With the leveraged-buyout business on life support, major private-equity firms such as the Carlyle Group are taking a closer look at the battered banking sector as a way to make money for their clients.

Last September, District-based Carlyle invested $75 million in Boston Private Financial Holdings. Last month, it was part of a group that injected $900 million into Florida's BankUnited. Carlyle was part of a group looking to buy Atlanta-based Silverton Bank earlier this month, until regulators decided to liquidate the institution instead.

Private-equity firms have long eyed the financial services industry, but the sector took a back seat over the past two decades as private equity pursued fat returns fueled by leveraged-buyout deals. Until recently, those buyouts helped Carlyle generate an annual net return of 26 percent across the firm.

But the capital crisis that began in 2007 killed the buyout boom, forcing private-equity firms to look for other investment opportunities.
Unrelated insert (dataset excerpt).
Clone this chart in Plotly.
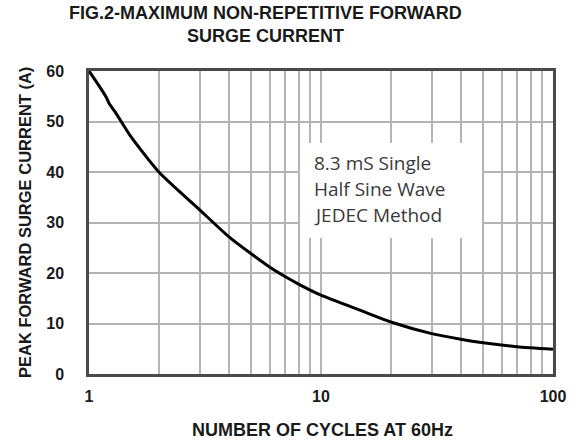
import plotly.graph_objects as go

# Data
cycles = [1, 1.1, 1.19, 1.22, 1.3, 1.5, 2, 3, 4, 5, 6, 7, 8, 10, 15, 20, 30, 40, 50, 70, 100]
surge_current = [60, 57.2, 54.7, 53.6, 51.8, 47.3, 40, 32.5, 27.2, 23.8, 21.2, 19.3, 17.8, 15.6, 12.5, 10.3, 8.0, 6.9, 6.2, 5.4, 4.9]

x_grid_vals = [1, 2, 3, 4, 5, 6, 7, 8, 9, 10, 20, 30, 40, 50, 60, 70, 80, 90, 100]
x_tick_text = ["1"] + [""] * 8 + ["10"] + [""] * 8 + ["100"]
y_tick_vals = [0, 10, 20, 30, 40, 50, 60]

title_lines = ["FIG.2-MAXIMUM NON-REPETITIVE FORWARD", "SURGE CURRENT"]
note_lines = ["8.3 mS Single", "Half Sine Wave", "JEDEC Method"]
x_title = "NUMBER OF CYCLES AT 60Hz"
y_title = "PEAK FORWARD SURGE CURRENT (A)"

FONT = "Liberation Sans, Arial, sans-serif"

fig = go.Figure()
fig.add_trace(go.Scatter(
    x=cycles, y=surge_current, mode="lines",
    line=dict(color="#000000", width=3, shape="spline", smoothing=0.6),
    showlegend=False, hoverinfo="skip",
))

W, H = 582, 443
# plot area in page pixels: x 89..553, y 71..374
L, T = 89, 71
R = W - 553
B = H - 374
pw, ph = W - L - R, H - T - B

def px_to_paper_x(px):
    return (px - L) / pw

def px_to_paper_y(py):
    return (H - B - py) / ph

annotations = []
for txt, yc in zip(title_lines, [13, 36]):
    annotations.append(dict(
        text=txt, x=px_to_paper_x(265), y=px_to_paper_y(yc), xref="paper", yref="paper",
        xanchor="center", yanchor="middle", showarrow=False,
        font=dict(family=FONT, size=18, color="#1a1a1a", weight="bold"),
    ))
annotations.append(dict(
    text=x_title, x=px_to_paper_x(322), y=px_to_paper_y(430), xref="paper", yref="paper",
    xanchor="center", yanchor="middle", showarrow=False,
    font=dict(family=FONT, size=18, color="#1a1a1a", weight="bold"),
))
annotations.append(dict(
    text=y_title, x=px_to_paper_x(25), y=px_to_paper_y(223), xref="paper", yref="paper",
    xanchor="center", yanchor="middle", showarrow=False, textangle=-90,
    font=dict(family=FONT, size=16.5, color="#1a1a1a", weight="bold"),
))
for txt, yc in zip(note_lines, [163, 189, 215]):
    annotations.append(dict(
        text=txt, x=px_to_paper_x(312), y=px_to_paper_y(yc), xref="paper", yref="paper",
        xanchor="left", yanchor="middle", showarrow=False,
        font=dict(family="Open Sans, Lato, sans-serif", size=19, color="#3a3a3a"),
    ))

shapes = [dict(
    type="rect", xref="paper", yref="paper",
    x0=px_to_paper_x(300), x1=px_to_paper_x(482),
    y0=px_to_paper_y(238), y1=px_to_paper_y(143),
    fillcolor="white", line=dict(width=0), layer="above",
)]

fig.update_layout(
    width=W, height=H,
    margin=dict(l=L, r=R, t=T, b=B, pad=0),
    paper_bgcolor="white", plot_bgcolor="white",
    annotations=annotations, shapes=shapes,
    xaxis=dict(
        type="log", range=[0, 2],
        tickmode="array", tickvals=x_grid_vals, ticktext=x_tick_text,
        showgrid=True, gridcolor="#b4b4b4", gridwidth=1.5,
        showline=True, linecolor="#4a4a4a", linewidth=2.5, mirror=True,
        ticks="", ticklabelstandoff=6,
        tickfont=dict(family=FONT, size=16, color="#1a1a1a", weight="bold"),
        zeroline=False,
    ),
    yaxis=dict(
        range=[0, 60], tickmode="array", tickvals=y_tick_vals,
        showgrid=True, gridcolor="#b4b4b4", gridwidth=1.5,
        showline=True, linecolor="#4a4a4a", linewidth=2.5, mirror=True,
        ticks="", ticklabelstandoff=19,
        tickfont=dict(family=FONT, size=16, color="#1a1a1a", weight="bold"),
        zeroline=False,
    ),
)

fig.write_html(
    "out.html",
    config={"displayModeBar": False},
    post_script="document.body.style.margin='0';document.body.style.overflow='hidden';",
)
At the same time, the crisis has forced many banks to look to the government -- and to private equity -- for cash.

"This economic dislocation is probably the single greatest one we have seen since the Great Depression," said Olivier Sarkozy, head of the Carlyle team looking at bank deals and half-brother of the president of France. "That, in turn, has created a supply-and-demand imbalance that we are looking to take advantage of, namely a large amount of demand for capital with limited places to turn other than private-equity houses."
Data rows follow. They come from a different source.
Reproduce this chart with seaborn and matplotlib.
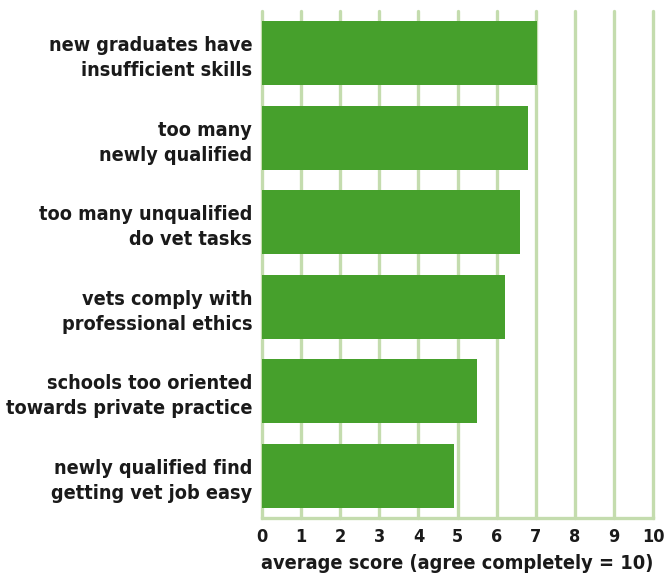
import matplotlib
matplotlib.use("Agg")
import matplotlib.pyplot as plt
import seaborn as sns
import pandas as pd

statements = [
    "new graduates have\ninsufficient skills",
    "too many\nnewly qualified",
    "too many unqualified\ndo vet tasks",
    "vets comply with\nprofessional ethics",
    "schools too oriented\ntowards private practice",
    "newly qualified find\ngetting vet job easy",
]
scores = [7.03, 6.81, 6.6, 6.22, 5.5, 4.92]
xticks = list(range(0, 11))

bar_color = "#46a02c"
grid_color = "#c4dcae"
text_color = "#1a1a1a"

sns.set_theme(style="white")
plt.rcParams["font.family"] = ["DejaVu Sans"]
plt.rcParams["font.stretch"] = "condensed"

df = pd.DataFrame({"statement": statements, "score": scores})

fig = plt.figure(figsize=(6.69, 5.77), dpi=100)
ax = fig.add_axes([262 / 669, 59 / 577, 391 / 669, 507 / 577])

sns.barplot(data=df, x="score", y="statement", color=bar_color,
            width=0.76, saturation=1, linewidth=0, ax=ax, zorder=3)

ax.set_xlim(0, 10)
ax.set_ylim(5.5, -0.5)
ax.set_xticks(xticks)
ax.set_xticklabels([str(t) for t in xticks], fontsize=13, fontweight="bold", color=text_color)
ax.tick_params(axis="both", length=0, pad=7)
for lab in ax.get_yticklabels():
    lab.set_fontsize(14.2)
    lab.set_fontweight("bold")
    lab.set_color(text_color)
    lab.set_linespacing(1.4)
ax.xaxis.grid(True, color=grid_color, linewidth=2.4, zorder=0)
for gl in ax.get_xgridlines():
    gl.set_clip_on(False)
ax.set_axisbelow(True)
for side in ["top", "right", "left"]:
    ax.spines[side].set_visible(False)
ax.spines["bottom"].set_color(grid_color)
ax.spines["bottom"].set_linewidth(2.4)
ax.set_ylabel("")
ax.set_xlabel("average score (agree completely = 10)", fontsize=14.3,
              fontweight="bold", color=text_color, labelpad=6)

fig.savefig("out.png", dpi=100)
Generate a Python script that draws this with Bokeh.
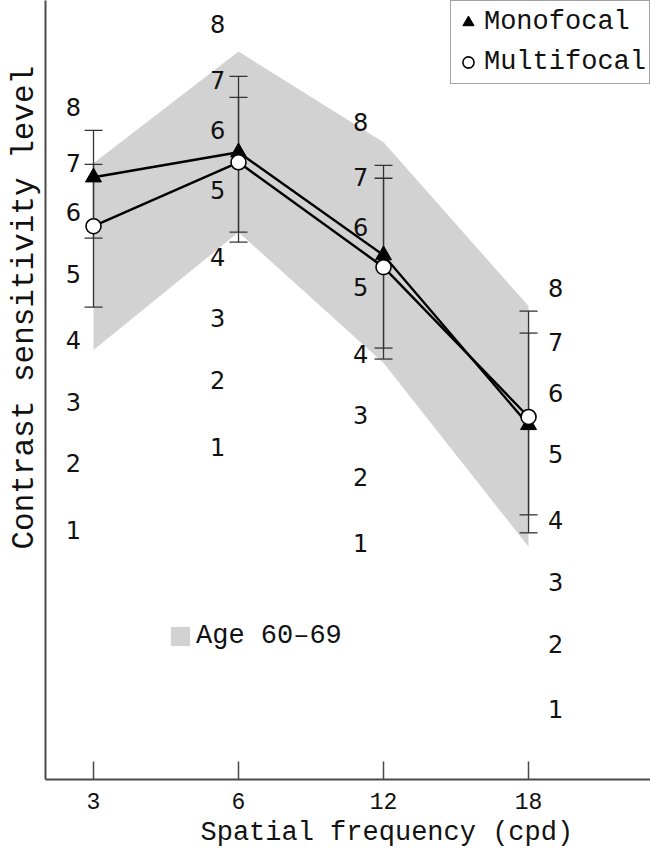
from bokeh.plotting import figure
from bokeh.models import Range1d, FixedTicker, Legend, LegendItem, ColumnDataSource, Title
from bokeh.core.properties import value
from bokeh.embed import file_html
from bokeh.resources import INLINE

# ---- data (vertical values in chart units) ----
freq_labels = ["3", "6", "12", "18"]
freq_idx = [0, 1, 2, 3]

mono_mean = [6.03, 6.28, 5.25, 3.55]
mono_upper = [6.50, 7.04, 6.15, 4.69]
mono_lower = [5.42, 5.48, 4.32, 2.47]

multi_mean = [5.54, 6.18, 5.13, 3.63]
multi_upper = [6.16, 6.83, 6.02, 4.47]
multi_lower = [4.73, 5.38, 4.21, 2.65]

norm_upper = [6.17, 7.29, 6.38, 4.74]
norm_lower = [4.30, 5.48, 4.17, 2.33]

levels = ["1", "2", "3", "4", "5", "6", "7", "8"]
level_pos_3 = [2.50, 3.17, 3.78, 4.40, 5.06, 5.68, 6.17, 6.73]
level_pos_6 = [3.33, 4.00, 4.62, 5.23, 5.90, 6.50, 7.00, 7.56]
level_pos_12 = [2.37, 3.03, 3.65, 4.26, 4.93, 5.53, 6.03, 6.58]
level_pos_18 = [0.71, 1.36, 1.98, 2.60, 3.26, 3.87, 4.38, 4.92]

MONO = "Liberation Mono"
AXIS_COL = "#4a4a4a"
TXT = "#111111"

p = figure(width=650, height=852, output_backend="svg", toolbar_location=None,
           x_range=Range1d(-0.331, 3.841), y_range=Range1d(0, 7.80),
           min_border_left=45, min_border_right=0, min_border_top=0, min_border_bottom=72)
p.outline_line_color = None
p.grid.visible = False
p.background_fill_color = "white"

# band of age norms
band = p.varea(x=freq_idx, y1=norm_lower, y2=norm_upper, fill_color="#d2d2d2")

# level labels for each column
for col, pos, off in [(0, level_pos_3, -20), (1, level_pos_6, -21),
                      (2, level_pos_12, -23), (3, level_pos_18, 27)]:
    src = ColumnDataSource(dict(x=[col] * len(levels), y=pos, t=levels))
    p.text(x="x", y="y", text="t", source=src, x_offset=off,
           text_font=value("DejaVu Sans"), text_font_size="24px",
           text_align="center", text_baseline="middle", text_color=TXT)

# error bars
for up, lo in [(mono_upper, mono_lower), (multi_upper, multi_lower)]:
    p.segment(x0=freq_idx, y0=lo, x1=freq_idx, y1=up, line_color="#333333", line_width=1.3)
    p.scatter(x=freq_idx, y=up, marker="dash", size=18, line_color="#333333", line_width=1.3)
    p.scatter(x=freq_idx, y=lo, marker="dash", size=18, line_color="#333333", line_width=1.3)

# series lines
p.line(x=freq_idx, y=mono_mean, line_color="black", line_width=2.4)
p.line(x=freq_idx, y=multi_mean, line_color="black", line_width=2.4)
mono_r = p.scatter(x=freq_idx, y=mono_mean, marker="triangle", size=16,
                   fill_color="black", line_color="black")
multi_r = p.scatter(x=freq_idx, y=multi_mean, marker="circle", size=15,
                    fill_color="white", line_color="black", line_width=1.6)

# axes
p.xaxis.ticker = FixedTicker(ticks=freq_idx)
p.xaxis.major_label_overrides = {i: s for i, s in zip(freq_idx, freq_labels)}
p.xaxis.major_label_text_font = MONO
p.xaxis.major_label_text_font_size = "23px"
p.xaxis.major_label_text_color = TXT
p.xaxis.major_label_standoff = 13
p.xaxis.major_tick_in = 18
p.xaxis.major_tick_out = 0
p.xaxis.minor_tick_line_color = None
p.xaxis.major_tick_line_color = AXIS_COL
p.xaxis.major_tick_line_width = 1.5
p.xaxis.axis_line_color = AXIS_COL
p.xaxis.axis_line_width = 2

p.yaxis.ticker = FixedTicker(ticks=[])
p.yaxis.major_tick_in = 0
p.yaxis.major_tick_out = 0
p.yaxis.minor_tick_line_color = None
p.yaxis.major_label_text_font_size = "0px"
p.yaxis.major_label_standoff = 0
p.yaxis.axis_line_color = AXIS_COL
p.yaxis.axis_line_width = 2

# axis titles (placed as titles so they can sit off-centre like the original)
xt = Title(text="Spatial frequency (cpd)", align="left", offset=155, standoff=9,
           text_font=MONO, text_font_size="27px", text_font_style="normal",
           text_color=TXT)
p.add_layout(xt, "below")
yt = Title(text="Contrast sensitivity level", align="left", offset=230, standoff=8,
           text_font=MONO, text_font_size="31px", text_font_style="normal",
           text_color=TXT)
p.add_layout(yt, "left")

# legends
leg1 = Legend(items=[LegendItem(label="Monofocal", renderers=[mono_r]),
                     LegendItem(label="Multifocal", renderers=[multi_r])],
              location="top_right", margin=0, padding=3, spacing=4,
              glyph_width=28, glyph_height=36, label_standoff=2,
              label_text_font=MONO, label_text_font_size="27px",
              label_text_color=TXT,
              border_line_color="#444444", border_line_width=1.5,
              background_fill_color="white", background_fill_alpha=1.0)
leg2 = Legend(items=[LegendItem(label="Age 60\u201369", renderers=[band])],
              location=(123, 128), margin=0, padding=0,
              glyph_width=24, glyph_height=24, label_standoff=4,
              label_text_font=MONO, label_text_font_size="27px",
              label_text_color=TXT,
              border_line_color=None, background_fill_alpha=0.0)
p.add_layout(leg1)
p.add_layout(leg2)

open("out.html", "w").write(file_html(p, INLINE))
Carlyle has more than $30 billion in client money sitting on the sidelines, waiting to be invested. Major private-equity players such as Wilbur Ross, Donald Marron of Lightyear Capital, and the Blackstone Group are also piling into the financial sector with their deep pockets.

"It's where fortunes are going to be made over the next two or three years," said Gary Townsend, who manages a Chevy Chase hedge fund that concentrates in the financial sector.

One thing investors like: the Federal Deposit Insurance Corp.'s willingness to share losses if some institutions fail to recover.

"It's a pretty good deal where the FDIC is going to end up limiting losses for Carlyle," said Reena Aggarwal, a professor of finance at Georgetown University's McDonough School of Business.

On the other hand, the private-equity firms take some of the burden of losses from the federal government.

Carlyle has probed 150 opportunities in the financial sector in the past two years. After delving into the financial data of dozens of banks, it passed on most. The firm dug into Boston Private's books for six weeks, including trips to California to inspect properties, before it moved on the deal.

Carlyle passed on an opportunity to invest in troubled Washington Mutual, the nation's largest savings and loan. Regulators seized the bank last fall and brokered a sale to J.P. Morgan Chase for $1.9 billion.